> [Problem description] Transcribe the listing in full, excluding any pictures.
* * *
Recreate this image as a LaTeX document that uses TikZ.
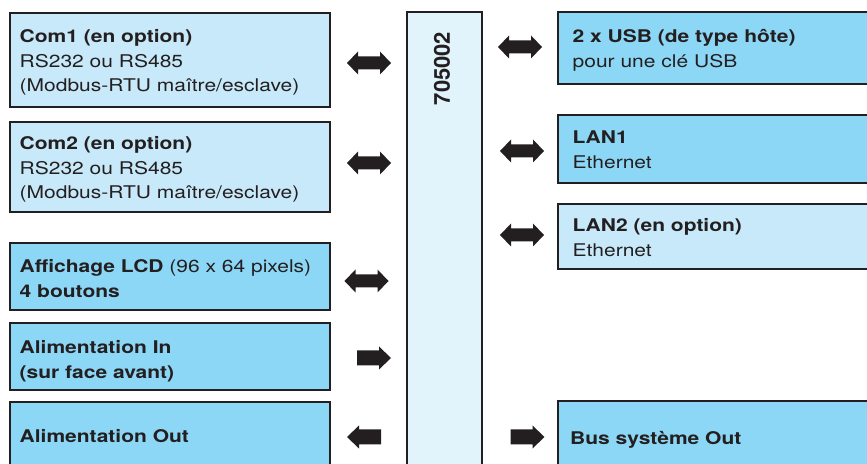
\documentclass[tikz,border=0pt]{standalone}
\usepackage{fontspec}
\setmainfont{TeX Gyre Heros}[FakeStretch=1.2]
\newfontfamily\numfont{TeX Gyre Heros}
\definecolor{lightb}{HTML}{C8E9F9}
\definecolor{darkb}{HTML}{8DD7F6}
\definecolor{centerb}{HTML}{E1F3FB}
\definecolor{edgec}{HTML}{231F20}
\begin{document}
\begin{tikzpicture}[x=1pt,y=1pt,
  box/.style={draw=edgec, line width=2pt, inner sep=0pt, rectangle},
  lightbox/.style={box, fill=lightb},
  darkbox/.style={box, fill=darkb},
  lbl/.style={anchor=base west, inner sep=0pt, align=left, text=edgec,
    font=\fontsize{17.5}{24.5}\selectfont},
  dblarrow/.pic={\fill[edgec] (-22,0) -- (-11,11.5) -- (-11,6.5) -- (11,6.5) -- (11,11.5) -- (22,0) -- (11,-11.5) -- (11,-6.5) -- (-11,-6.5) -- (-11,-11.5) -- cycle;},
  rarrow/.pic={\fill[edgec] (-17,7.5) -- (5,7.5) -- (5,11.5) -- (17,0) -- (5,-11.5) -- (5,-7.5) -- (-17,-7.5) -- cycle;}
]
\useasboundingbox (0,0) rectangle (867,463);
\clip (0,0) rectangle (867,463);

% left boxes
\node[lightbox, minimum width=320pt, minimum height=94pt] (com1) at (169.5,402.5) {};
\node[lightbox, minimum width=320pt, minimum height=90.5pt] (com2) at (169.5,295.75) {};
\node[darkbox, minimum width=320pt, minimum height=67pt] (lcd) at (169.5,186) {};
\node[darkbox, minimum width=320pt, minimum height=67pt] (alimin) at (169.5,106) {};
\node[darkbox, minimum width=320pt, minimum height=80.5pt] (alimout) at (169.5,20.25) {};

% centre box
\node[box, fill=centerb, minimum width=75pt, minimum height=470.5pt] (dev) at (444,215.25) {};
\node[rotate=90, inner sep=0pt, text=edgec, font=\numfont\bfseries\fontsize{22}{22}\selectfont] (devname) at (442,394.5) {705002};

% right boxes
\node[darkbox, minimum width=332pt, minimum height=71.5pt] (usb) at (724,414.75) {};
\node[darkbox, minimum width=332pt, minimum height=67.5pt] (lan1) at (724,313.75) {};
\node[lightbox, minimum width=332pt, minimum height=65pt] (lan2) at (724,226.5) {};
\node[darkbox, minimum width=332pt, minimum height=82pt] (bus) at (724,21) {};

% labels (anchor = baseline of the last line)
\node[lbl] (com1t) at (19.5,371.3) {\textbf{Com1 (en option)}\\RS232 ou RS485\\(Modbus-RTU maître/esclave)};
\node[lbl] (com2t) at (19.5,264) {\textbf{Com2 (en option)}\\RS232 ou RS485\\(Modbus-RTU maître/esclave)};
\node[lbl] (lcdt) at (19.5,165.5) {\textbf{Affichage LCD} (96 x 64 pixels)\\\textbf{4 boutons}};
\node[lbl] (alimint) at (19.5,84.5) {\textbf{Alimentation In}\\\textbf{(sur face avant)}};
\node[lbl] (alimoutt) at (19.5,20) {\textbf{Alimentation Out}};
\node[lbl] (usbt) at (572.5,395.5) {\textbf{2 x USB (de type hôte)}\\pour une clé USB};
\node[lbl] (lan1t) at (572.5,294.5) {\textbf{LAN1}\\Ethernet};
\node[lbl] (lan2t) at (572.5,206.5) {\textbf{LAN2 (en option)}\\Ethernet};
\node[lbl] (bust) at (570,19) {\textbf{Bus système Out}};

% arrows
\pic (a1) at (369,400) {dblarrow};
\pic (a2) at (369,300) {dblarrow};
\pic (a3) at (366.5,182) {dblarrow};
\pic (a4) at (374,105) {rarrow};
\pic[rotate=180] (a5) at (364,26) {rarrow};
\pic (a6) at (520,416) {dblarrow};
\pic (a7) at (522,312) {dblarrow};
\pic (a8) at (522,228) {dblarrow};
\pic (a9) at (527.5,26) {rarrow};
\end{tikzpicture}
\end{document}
* * *
> [Written solution]
Recreate this image as a LaTeX document that uses TikZ.
\documentclass[tikz,border=0pt]{standalone}
\usepackage{fontspec}
\setmainfont{TeX Gyre Heros}[FakeStretch=1.2]
\newfontfamily\numfont{TeX Gyre Heros}
\definecolor{lightb}{HTML}{C8E9F9}
\definecolor{darkb}{HTML}{8DD7F6}
\definecolor{centerb}{HTML}{E1F3FB}
\definecolor{edgec}{HTML}{231F20}
\begin{document}
\begin{tikzpicture}[x=1pt,y=1pt,
  box/.style={draw=edgec, line width=2pt, inner sep=0pt, rectangle},
  lightbox/.style={box, fill=lightb},
  darkbox/.style={box, fill=darkb},
  lbl/.style={anchor=base west, inner sep=0pt, align=left, text=edgec,
    font=\fontsize{17.5}{24.5}\selectfont},
  dblarrow/.pic={\fill[edgec] (-22,0) -- (-11,11.5) -- (-11,6.5) -- (11,6.5) -- (11,11.5) -- (22,0) -- (11,-11.5) -- (11,-6.5) -- (-11,-6.5) -- (-11,-11.5) -- cycle;},
  rarrow/.pic={\fill[edgec] (-17,7.5) -- (5,7.5) -- (5,11.5) -- (17,0) -- (5,-11.5) -- (5,-7.5) -- (-17,-7.5) -- cycle;}
]
\useasboundingbox (0,0) rectangle (867,463);
\clip (0,0) rectangle (867,463);

% left boxes
\node[lightbox, minimum width=320pt, minimum height=94pt] (com1) at (169.5,402.5) {};
\node[lightbox, minimum width=320pt, minimum height=90.5pt] (com2) at (169.5,295.75) {};
\node[darkbox, minimum width=320pt, minimum height=67pt] (lcd) at (169.5,186) {};
\node[darkbox, minimum width=320pt, minimum height=67pt] (alimin) at (169.5,106) {};
\node[darkbox, minimum width=320pt, minimum height=80.5pt] (alimout) at (169.5,20.25) {};

% centre box
\node[box, fill=centerb, minimum width=75pt, minimum height=470.5pt] (dev) at (444,215.25) {};
\node[rotate=90, inner sep=0pt, text=edgec, font=\numfont\bfseries\fontsize{22}{22}\selectfont] (devname) at (442,394.5) {705002};

% right boxes
\node[darkbox, minimum width=332pt, minimum height=71.5pt] (usb) at (724,414.75) {};
\node[darkbox, minimum width=332pt, minimum height=67.5pt] (lan1) at (724,313.75) {};
\node[lightbox, minimum width=332pt, minimum height=65pt] (lan2) at (724,226.5) {};
\node[darkbox, minimum width=332pt, minimum height=82pt] (bus) at (724,21) {};

% labels (anchor = baseline of the last line)
\node[lbl] (com1t) at (19.5,371.3) {\textbf{Com1 (en option)}\\RS232 ou RS485\\(Modbus-RTU maître/esclave)};
\node[lbl] (com2t) at (19.5,264) {\textbf{Com2 (en option)}\\RS232 ou RS485\\(Modbus-RTU maître/esclave)};
\node[lbl] (lcdt) at (19.5,165.5) {\textbf{Affichage LCD} (96 x 64 pixels)\\\textbf{4 boutons}};
\node[lbl] (alimint) at (19.5,84.5) {\textbf{Alimentation In}\\\textbf{(sur face avant)}};
\node[lbl] (alimoutt) at (19.5,20) {\textbf{Alimentation Out}};
\node[lbl] (usbt) at (572.5,395.5) {\textbf{2 x USB (de type hôte)}\\pour une clé USB};
\node[lbl] (lan1t) at (572.5,294.5) {\textbf{LAN1}\\Ethernet};
\node[lbl] (lan2t) at (572.5,206.5) {\textbf{LAN2 (en option)}\\Ethernet};
\node[lbl] (bust) at (570,19) {\textbf{Bus système Out}};

% arrows
\pic (a1) at (369,400) {dblarrow};
\pic (a2) at (369,300) {dblarrow};
\pic (a3) at (366.5,182) {dblarrow};
\pic (a4) at (374,105) {rarrow};
\pic[rotate=180] (a5) at (364,26) {rarrow};
\pic (a6) at (520,416) {dblarrow};
\pic (a7) at (522,312) {dblarrow};
\pic (a8) at (522,228) {dblarrow};
\pic (a9) at (527.5,26) {rarrow};
\end{tikzpicture}
\end{document}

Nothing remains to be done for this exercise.